─── Data lines ───
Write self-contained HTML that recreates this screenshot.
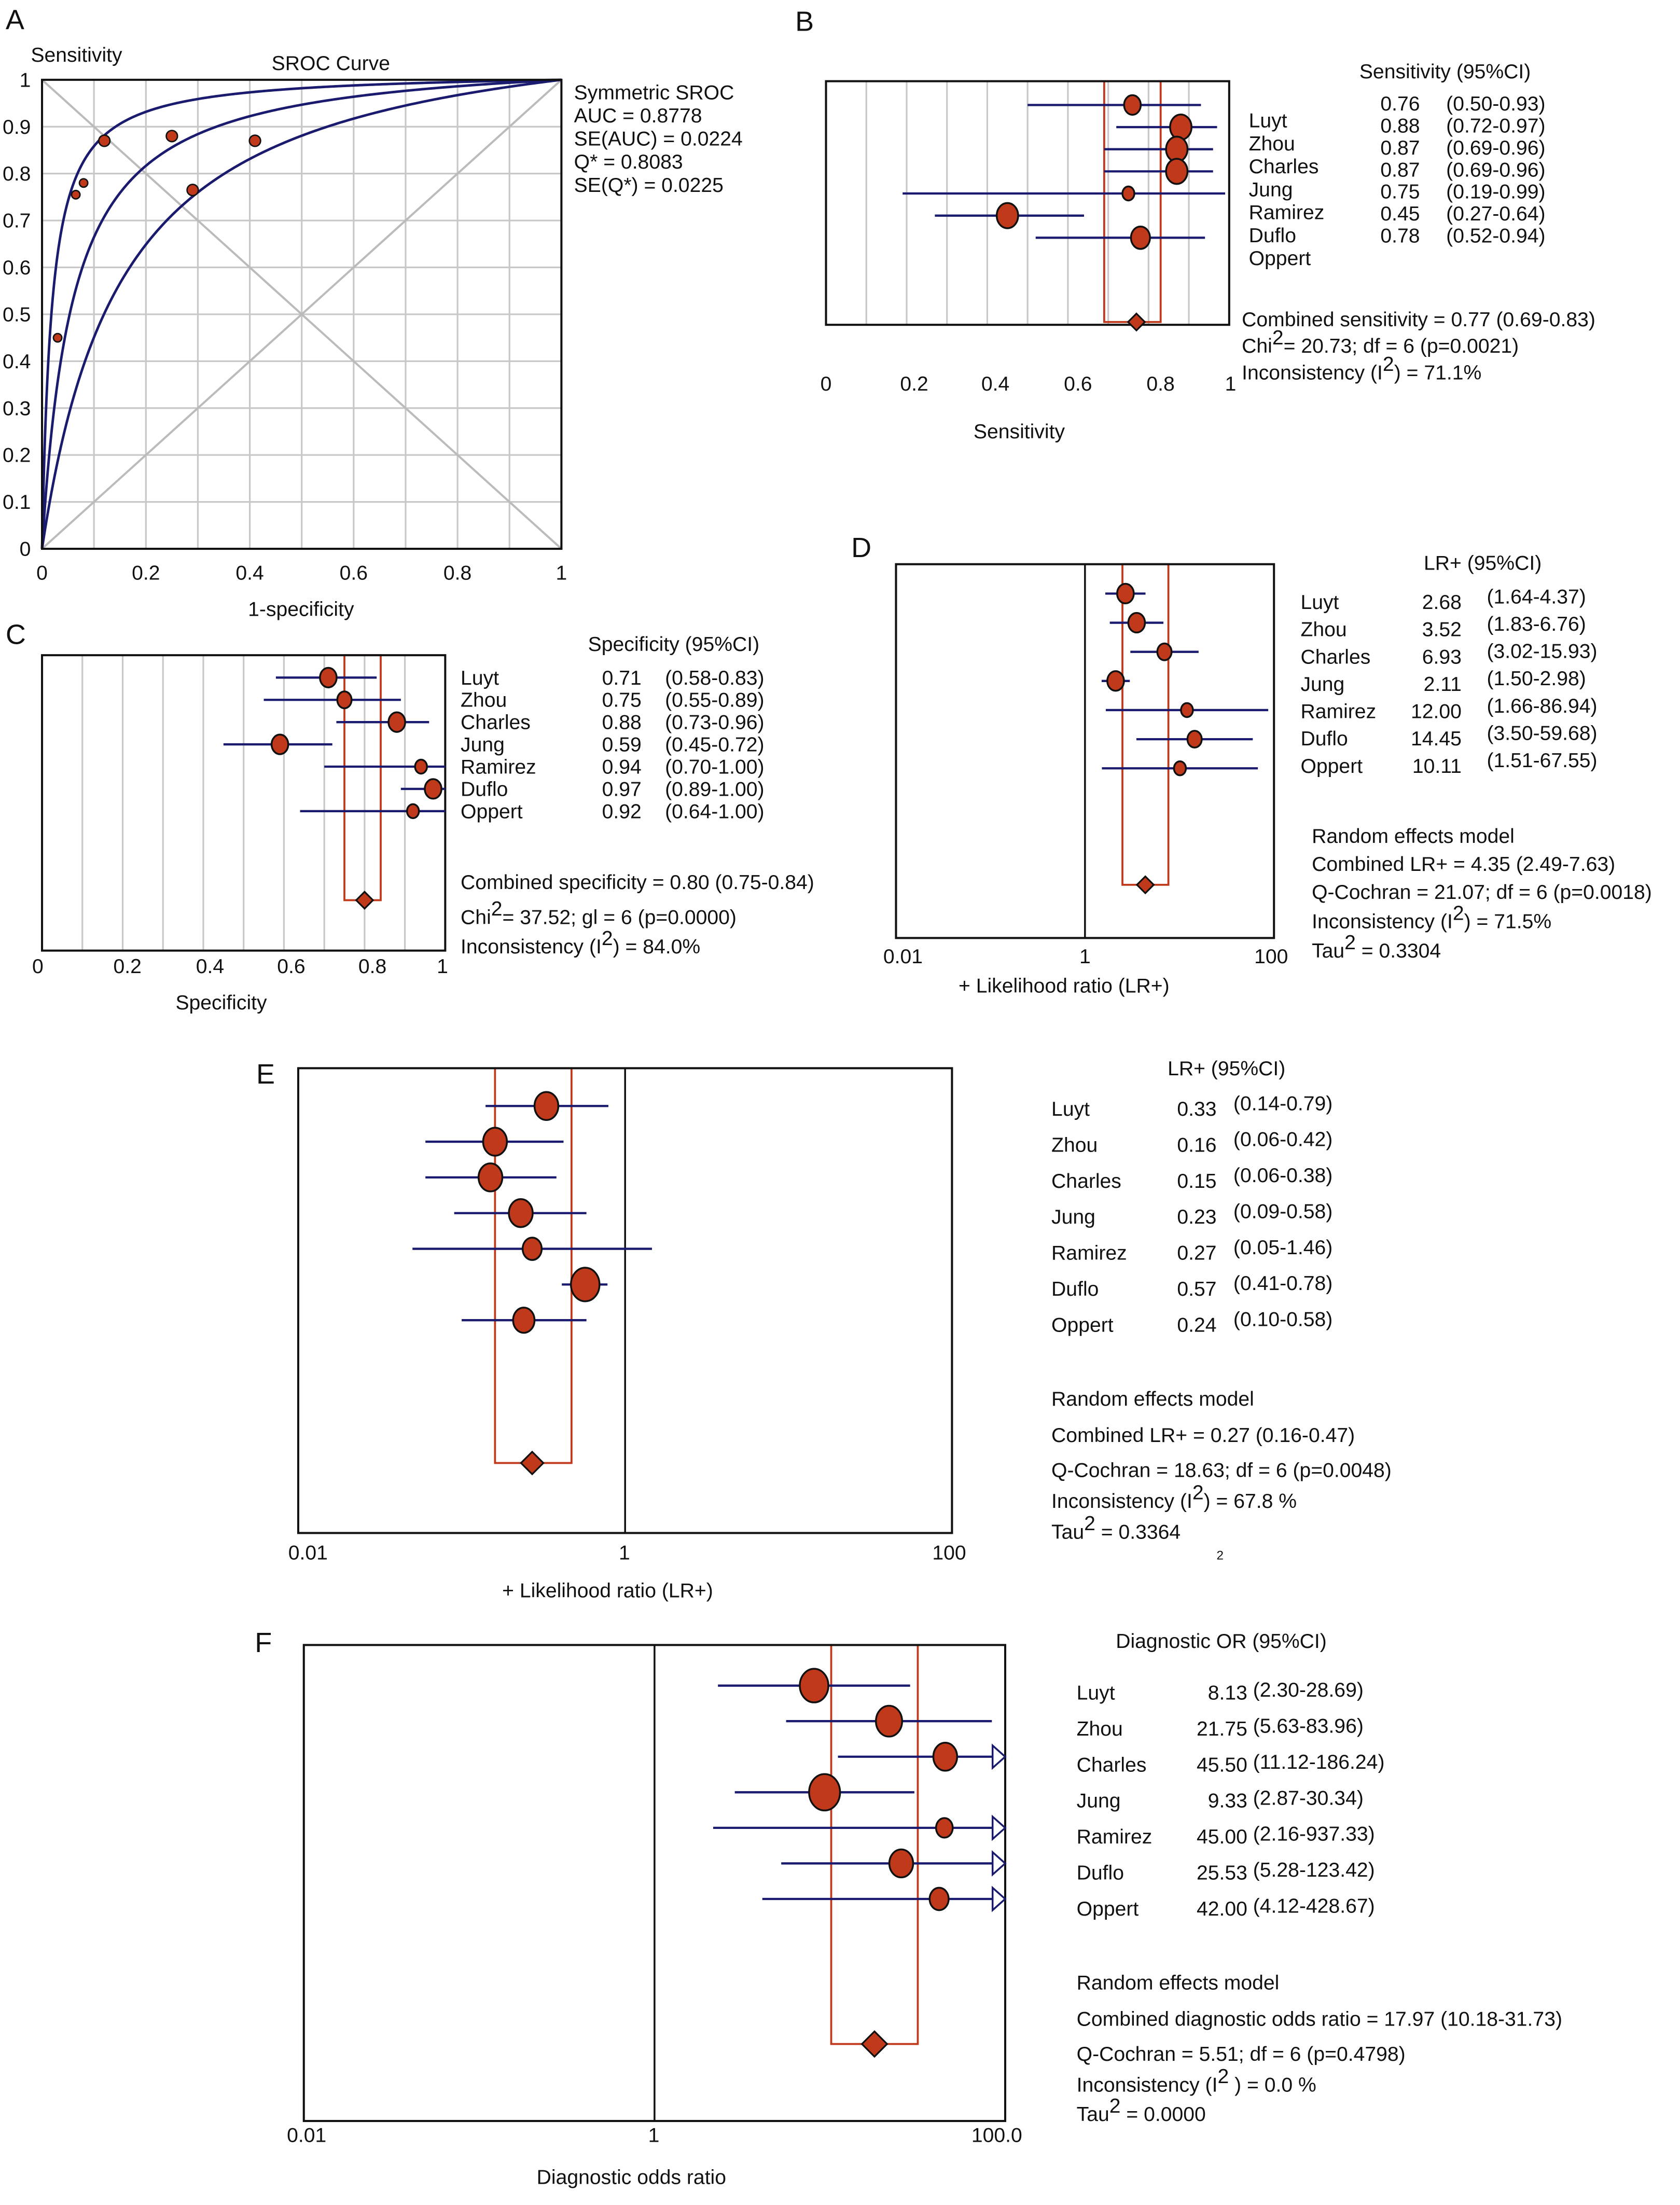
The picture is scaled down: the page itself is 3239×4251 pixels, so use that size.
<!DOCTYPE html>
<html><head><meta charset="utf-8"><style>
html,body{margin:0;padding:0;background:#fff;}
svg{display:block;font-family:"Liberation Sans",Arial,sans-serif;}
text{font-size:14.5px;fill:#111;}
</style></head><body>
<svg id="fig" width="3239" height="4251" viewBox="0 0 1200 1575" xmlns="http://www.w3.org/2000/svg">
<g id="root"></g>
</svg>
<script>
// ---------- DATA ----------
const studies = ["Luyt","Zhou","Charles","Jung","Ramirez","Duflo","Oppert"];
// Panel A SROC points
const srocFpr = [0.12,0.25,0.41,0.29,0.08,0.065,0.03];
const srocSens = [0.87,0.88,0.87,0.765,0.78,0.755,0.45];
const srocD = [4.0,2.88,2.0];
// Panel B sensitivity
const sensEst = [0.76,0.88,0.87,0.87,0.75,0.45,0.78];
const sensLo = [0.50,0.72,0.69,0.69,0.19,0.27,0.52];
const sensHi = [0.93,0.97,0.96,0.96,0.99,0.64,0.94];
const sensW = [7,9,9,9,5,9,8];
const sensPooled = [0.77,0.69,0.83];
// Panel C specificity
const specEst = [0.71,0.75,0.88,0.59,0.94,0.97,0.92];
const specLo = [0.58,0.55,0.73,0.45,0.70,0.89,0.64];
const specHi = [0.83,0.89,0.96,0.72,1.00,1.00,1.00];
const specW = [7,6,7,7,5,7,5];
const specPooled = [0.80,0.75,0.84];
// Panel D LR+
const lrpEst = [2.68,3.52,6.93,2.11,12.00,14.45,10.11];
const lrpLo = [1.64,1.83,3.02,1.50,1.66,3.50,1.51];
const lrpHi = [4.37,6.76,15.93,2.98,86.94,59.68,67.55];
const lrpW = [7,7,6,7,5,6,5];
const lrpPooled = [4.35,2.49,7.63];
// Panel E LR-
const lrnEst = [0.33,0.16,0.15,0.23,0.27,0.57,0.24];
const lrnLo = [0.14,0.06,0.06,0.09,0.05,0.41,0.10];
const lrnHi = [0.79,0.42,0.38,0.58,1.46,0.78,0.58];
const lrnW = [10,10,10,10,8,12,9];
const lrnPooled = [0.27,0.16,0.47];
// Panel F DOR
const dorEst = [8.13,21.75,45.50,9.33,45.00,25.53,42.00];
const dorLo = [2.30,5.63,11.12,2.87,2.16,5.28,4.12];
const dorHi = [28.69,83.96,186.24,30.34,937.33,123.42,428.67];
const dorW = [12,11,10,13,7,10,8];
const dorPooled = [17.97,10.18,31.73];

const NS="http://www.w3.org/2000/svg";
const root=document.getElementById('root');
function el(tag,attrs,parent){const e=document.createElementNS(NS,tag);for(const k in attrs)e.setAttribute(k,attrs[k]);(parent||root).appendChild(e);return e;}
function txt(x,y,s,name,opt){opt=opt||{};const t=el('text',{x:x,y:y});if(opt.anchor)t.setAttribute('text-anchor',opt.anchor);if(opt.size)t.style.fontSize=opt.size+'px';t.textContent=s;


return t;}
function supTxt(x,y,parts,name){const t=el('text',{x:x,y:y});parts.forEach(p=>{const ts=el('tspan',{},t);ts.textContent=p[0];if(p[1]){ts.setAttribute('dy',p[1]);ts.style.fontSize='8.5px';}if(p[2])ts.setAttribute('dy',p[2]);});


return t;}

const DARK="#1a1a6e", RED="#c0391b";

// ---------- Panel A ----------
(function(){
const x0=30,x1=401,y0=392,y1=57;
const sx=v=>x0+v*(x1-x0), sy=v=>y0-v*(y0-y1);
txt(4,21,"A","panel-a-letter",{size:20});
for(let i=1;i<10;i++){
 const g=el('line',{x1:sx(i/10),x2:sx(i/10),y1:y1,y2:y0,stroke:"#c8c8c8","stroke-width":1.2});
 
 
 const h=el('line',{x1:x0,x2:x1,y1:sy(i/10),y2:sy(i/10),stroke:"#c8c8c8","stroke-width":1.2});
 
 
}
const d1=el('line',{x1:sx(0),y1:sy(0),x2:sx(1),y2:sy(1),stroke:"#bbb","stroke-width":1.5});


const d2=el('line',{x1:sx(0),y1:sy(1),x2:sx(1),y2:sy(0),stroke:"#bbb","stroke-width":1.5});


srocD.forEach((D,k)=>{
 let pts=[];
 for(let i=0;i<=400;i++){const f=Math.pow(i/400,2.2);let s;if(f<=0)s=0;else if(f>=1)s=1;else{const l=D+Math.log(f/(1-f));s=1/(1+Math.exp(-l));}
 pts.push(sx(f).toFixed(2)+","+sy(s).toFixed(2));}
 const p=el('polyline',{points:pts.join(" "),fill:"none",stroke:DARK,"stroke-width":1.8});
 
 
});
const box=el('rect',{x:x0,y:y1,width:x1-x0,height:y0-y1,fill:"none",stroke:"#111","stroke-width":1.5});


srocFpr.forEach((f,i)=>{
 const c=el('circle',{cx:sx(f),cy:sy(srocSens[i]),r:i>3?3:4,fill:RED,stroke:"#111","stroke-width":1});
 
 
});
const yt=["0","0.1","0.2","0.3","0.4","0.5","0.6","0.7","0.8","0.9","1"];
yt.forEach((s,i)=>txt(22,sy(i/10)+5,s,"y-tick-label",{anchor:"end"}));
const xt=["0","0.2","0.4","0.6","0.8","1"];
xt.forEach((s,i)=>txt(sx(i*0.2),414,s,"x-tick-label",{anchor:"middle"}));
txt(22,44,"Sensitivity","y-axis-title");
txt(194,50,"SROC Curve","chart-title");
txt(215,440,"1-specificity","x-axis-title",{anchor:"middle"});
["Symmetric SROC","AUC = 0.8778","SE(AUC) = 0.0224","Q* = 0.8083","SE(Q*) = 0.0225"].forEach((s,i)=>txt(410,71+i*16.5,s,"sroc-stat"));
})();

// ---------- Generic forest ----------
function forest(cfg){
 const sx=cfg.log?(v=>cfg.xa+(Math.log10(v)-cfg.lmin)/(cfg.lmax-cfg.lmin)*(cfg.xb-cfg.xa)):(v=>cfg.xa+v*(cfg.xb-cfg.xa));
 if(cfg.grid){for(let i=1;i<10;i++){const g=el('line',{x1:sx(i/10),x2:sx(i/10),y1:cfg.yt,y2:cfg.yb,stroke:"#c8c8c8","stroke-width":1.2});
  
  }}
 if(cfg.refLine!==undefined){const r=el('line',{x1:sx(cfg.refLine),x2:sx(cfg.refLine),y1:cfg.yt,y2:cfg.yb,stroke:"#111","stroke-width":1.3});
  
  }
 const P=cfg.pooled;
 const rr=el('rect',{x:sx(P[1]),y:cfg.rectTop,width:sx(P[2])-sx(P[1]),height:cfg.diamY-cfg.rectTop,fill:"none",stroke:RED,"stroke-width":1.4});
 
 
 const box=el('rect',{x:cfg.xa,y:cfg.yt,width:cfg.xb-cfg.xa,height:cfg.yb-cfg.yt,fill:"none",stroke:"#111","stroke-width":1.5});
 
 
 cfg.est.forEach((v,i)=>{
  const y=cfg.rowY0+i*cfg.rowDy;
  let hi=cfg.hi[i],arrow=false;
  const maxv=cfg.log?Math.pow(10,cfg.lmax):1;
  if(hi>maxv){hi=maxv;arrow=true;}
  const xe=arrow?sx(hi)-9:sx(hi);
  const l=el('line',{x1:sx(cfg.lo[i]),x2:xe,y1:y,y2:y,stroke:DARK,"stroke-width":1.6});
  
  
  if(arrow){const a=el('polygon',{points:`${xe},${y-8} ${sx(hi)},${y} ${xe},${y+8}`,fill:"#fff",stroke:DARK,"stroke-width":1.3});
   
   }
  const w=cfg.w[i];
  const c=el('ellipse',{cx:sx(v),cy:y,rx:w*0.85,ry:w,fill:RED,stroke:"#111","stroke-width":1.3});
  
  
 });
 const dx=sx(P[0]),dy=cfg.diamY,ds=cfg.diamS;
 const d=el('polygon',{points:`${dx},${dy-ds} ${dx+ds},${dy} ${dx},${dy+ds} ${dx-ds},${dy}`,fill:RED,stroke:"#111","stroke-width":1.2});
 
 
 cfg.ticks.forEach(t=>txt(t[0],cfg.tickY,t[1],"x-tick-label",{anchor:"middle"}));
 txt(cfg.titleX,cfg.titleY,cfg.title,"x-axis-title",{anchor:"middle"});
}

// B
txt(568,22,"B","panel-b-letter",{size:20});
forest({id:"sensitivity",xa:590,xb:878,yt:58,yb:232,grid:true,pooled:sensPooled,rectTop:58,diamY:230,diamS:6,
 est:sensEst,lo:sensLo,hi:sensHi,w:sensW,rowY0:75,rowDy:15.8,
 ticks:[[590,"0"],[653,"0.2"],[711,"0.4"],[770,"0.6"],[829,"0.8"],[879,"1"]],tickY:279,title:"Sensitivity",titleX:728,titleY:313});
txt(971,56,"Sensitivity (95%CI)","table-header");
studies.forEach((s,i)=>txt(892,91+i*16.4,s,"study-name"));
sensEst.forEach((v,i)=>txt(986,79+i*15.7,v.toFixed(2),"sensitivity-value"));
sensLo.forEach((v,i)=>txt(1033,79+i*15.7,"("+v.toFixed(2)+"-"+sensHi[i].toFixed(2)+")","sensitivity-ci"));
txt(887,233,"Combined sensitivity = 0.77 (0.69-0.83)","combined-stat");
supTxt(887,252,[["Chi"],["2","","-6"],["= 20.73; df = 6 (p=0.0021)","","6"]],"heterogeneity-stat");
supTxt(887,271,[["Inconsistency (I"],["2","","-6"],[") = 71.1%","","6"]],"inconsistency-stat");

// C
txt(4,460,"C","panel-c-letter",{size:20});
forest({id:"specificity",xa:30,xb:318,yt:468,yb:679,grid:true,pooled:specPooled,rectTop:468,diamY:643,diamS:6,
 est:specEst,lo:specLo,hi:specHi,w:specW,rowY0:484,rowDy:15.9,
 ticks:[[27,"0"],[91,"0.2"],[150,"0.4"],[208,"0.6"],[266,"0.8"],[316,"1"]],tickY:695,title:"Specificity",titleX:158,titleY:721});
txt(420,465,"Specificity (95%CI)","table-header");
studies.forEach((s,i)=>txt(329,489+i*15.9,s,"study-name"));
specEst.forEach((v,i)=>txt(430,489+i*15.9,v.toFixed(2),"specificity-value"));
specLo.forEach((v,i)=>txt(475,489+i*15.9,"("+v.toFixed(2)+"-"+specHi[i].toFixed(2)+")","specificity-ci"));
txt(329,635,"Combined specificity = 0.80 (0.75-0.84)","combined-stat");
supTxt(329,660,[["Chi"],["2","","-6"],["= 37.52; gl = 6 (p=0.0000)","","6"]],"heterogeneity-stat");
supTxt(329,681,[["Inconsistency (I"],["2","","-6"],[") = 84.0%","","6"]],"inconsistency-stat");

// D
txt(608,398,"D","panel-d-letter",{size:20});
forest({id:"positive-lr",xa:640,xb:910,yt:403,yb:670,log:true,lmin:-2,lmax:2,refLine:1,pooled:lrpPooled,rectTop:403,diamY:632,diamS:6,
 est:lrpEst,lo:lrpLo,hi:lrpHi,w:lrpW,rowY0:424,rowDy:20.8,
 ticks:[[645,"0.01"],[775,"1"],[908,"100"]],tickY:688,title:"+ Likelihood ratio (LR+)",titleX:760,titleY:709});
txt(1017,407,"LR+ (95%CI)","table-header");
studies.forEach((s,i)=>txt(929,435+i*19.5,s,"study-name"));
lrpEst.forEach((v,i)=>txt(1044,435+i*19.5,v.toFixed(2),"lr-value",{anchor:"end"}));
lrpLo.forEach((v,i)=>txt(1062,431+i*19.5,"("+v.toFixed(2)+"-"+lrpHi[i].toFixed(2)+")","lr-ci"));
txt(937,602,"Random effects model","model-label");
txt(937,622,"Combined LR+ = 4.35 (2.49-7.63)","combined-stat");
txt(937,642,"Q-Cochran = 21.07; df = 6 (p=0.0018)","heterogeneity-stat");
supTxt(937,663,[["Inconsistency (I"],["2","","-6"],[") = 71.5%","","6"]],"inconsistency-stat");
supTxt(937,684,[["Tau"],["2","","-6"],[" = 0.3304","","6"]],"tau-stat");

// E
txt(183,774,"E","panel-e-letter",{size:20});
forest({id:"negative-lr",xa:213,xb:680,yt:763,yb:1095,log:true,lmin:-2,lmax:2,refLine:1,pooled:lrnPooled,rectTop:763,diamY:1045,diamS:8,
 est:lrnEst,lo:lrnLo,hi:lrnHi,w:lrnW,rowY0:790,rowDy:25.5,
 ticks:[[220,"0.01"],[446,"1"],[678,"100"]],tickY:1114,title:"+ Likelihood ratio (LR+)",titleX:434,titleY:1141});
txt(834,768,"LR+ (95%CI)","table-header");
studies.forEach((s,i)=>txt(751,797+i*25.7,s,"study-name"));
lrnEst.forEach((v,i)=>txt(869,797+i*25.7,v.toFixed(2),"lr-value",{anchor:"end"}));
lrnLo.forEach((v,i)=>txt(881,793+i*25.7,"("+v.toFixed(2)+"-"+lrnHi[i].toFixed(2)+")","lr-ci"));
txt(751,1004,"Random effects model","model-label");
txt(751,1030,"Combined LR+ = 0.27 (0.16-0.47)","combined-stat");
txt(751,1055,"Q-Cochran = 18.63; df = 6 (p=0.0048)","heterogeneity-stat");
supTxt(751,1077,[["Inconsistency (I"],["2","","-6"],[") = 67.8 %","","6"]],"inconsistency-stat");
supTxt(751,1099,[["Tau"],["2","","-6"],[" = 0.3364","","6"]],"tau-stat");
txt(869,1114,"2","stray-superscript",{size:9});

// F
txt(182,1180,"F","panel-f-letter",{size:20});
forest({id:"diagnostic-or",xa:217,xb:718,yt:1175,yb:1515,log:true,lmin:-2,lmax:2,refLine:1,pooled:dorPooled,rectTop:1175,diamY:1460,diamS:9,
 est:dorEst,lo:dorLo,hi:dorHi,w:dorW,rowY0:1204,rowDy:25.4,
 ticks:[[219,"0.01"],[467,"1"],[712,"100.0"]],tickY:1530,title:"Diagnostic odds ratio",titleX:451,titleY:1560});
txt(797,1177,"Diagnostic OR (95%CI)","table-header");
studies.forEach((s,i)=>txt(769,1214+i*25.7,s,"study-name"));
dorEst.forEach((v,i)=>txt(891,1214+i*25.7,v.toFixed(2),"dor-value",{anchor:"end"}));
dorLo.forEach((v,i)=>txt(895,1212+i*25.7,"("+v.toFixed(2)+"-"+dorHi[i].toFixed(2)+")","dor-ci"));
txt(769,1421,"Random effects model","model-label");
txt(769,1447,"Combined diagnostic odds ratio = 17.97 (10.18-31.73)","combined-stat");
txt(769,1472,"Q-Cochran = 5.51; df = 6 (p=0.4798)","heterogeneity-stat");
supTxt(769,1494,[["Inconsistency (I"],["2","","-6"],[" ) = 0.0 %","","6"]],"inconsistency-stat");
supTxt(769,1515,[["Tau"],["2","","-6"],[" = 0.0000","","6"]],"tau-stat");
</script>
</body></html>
───
■ Required work: Reproduce the lines exactly, taking as the first line the one with "The picture is" and as the last line the one with "const dorPooled = [17.97,10.18,31.73];", and include nothing else.

■ Answer to this problem:
The picture is scaled down: the page itself is 3239×4251 pixels, so use that size.
<!DOCTYPE html>
<html><head><meta charset="utf-8"><style>
html,body{margin:0;padding:0;background:#fff;}
svg{display:block;font-family:"Liberation Sans",Arial,sans-serif;}
text{font-size:14.5px;fill:#111;}
</style></head><body>
<svg id="fig" width="3239" height="4251" viewBox="0 0 1200 1575" xmlns="http://www.w3.org/2000/svg">
<g id="root"></g>
</svg>
<script>
// ---------- DATA ----------
const studies = ["Luyt","Zhou","Charles","Jung","Ramirez","Duflo","Oppert"];
// Panel A SROC points
const srocFpr = [0.12,0.25,0.41,0.29,0.08,0.065,0.03];
const srocSens = [0.87,0.88,0.87,0.765,0.78,0.755,0.45];
const srocD = [4.0,2.88,2.0];
// Panel B sensitivity
const sensEst = [0.76,0.88,0.87,0.87,0.75,0.45,0.78];
const sensLo = [0.50,0.72,0.69,0.69,0.19,0.27,0.52];
const sensHi = [0.93,0.97,0.96,0.96,0.99,0.64,0.94];
const sensW = [7,9,9,9,5,9,8];
const sensPooled = [0.77,0.69,0.83];
// Panel C specificity
const specEst = [0.71,0.75,0.88,0.59,0.94,0.97,0.92];
const specLo = [0.58,0.55,0.73,0.45,0.70,0.89,0.64];
const specHi = [0.83,0.89,0.96,0.72,1.00,1.00,1.00];
const specW = [7,6,7,7,5,7,5];
const specPooled = [0.80,0.75,0.84];
// Panel D LR+
const lrpEst = [2.68,3.52,6.93,2.11,12.00,14.45,10.11];
const lrpLo = [1.64,1.83,3.02,1.50,1.66,3.50,1.51];
const lrpHi = [4.37,6.76,15.93,2.98,86.94,59.68,67.55];
const lrpW = [7,7,6,7,5,6,5];
const lrpPooled = [4.35,2.49,7.63];
// Panel E LR-
const lrnEst = [0.33,0.16,0.15,0.23,0.27,0.57,0.24];
const lrnLo = [0.14,0.06,0.06,0.09,0.05,0.41,0.10];
const lrnHi = [0.79,0.42,0.38,0.58,1.46,0.78,0.58];
const lrnW = [10,10,10,10,8,12,9];
const lrnPooled = [0.27,0.16,0.47];
// Panel F DOR
const dorEst = [8.13,21.75,45.50,9.33,45.00,25.53,42.00];
const dorLo = [2.30,5.63,11.12,2.87,2.16,5.28,4.12];
const dorHi = [28.69,83.96,186.24,30.34,937.33,123.42,428.67];
const dorW = [12,11,10,13,7,10,8];
const dorPooled = [17.97,10.18,31.73];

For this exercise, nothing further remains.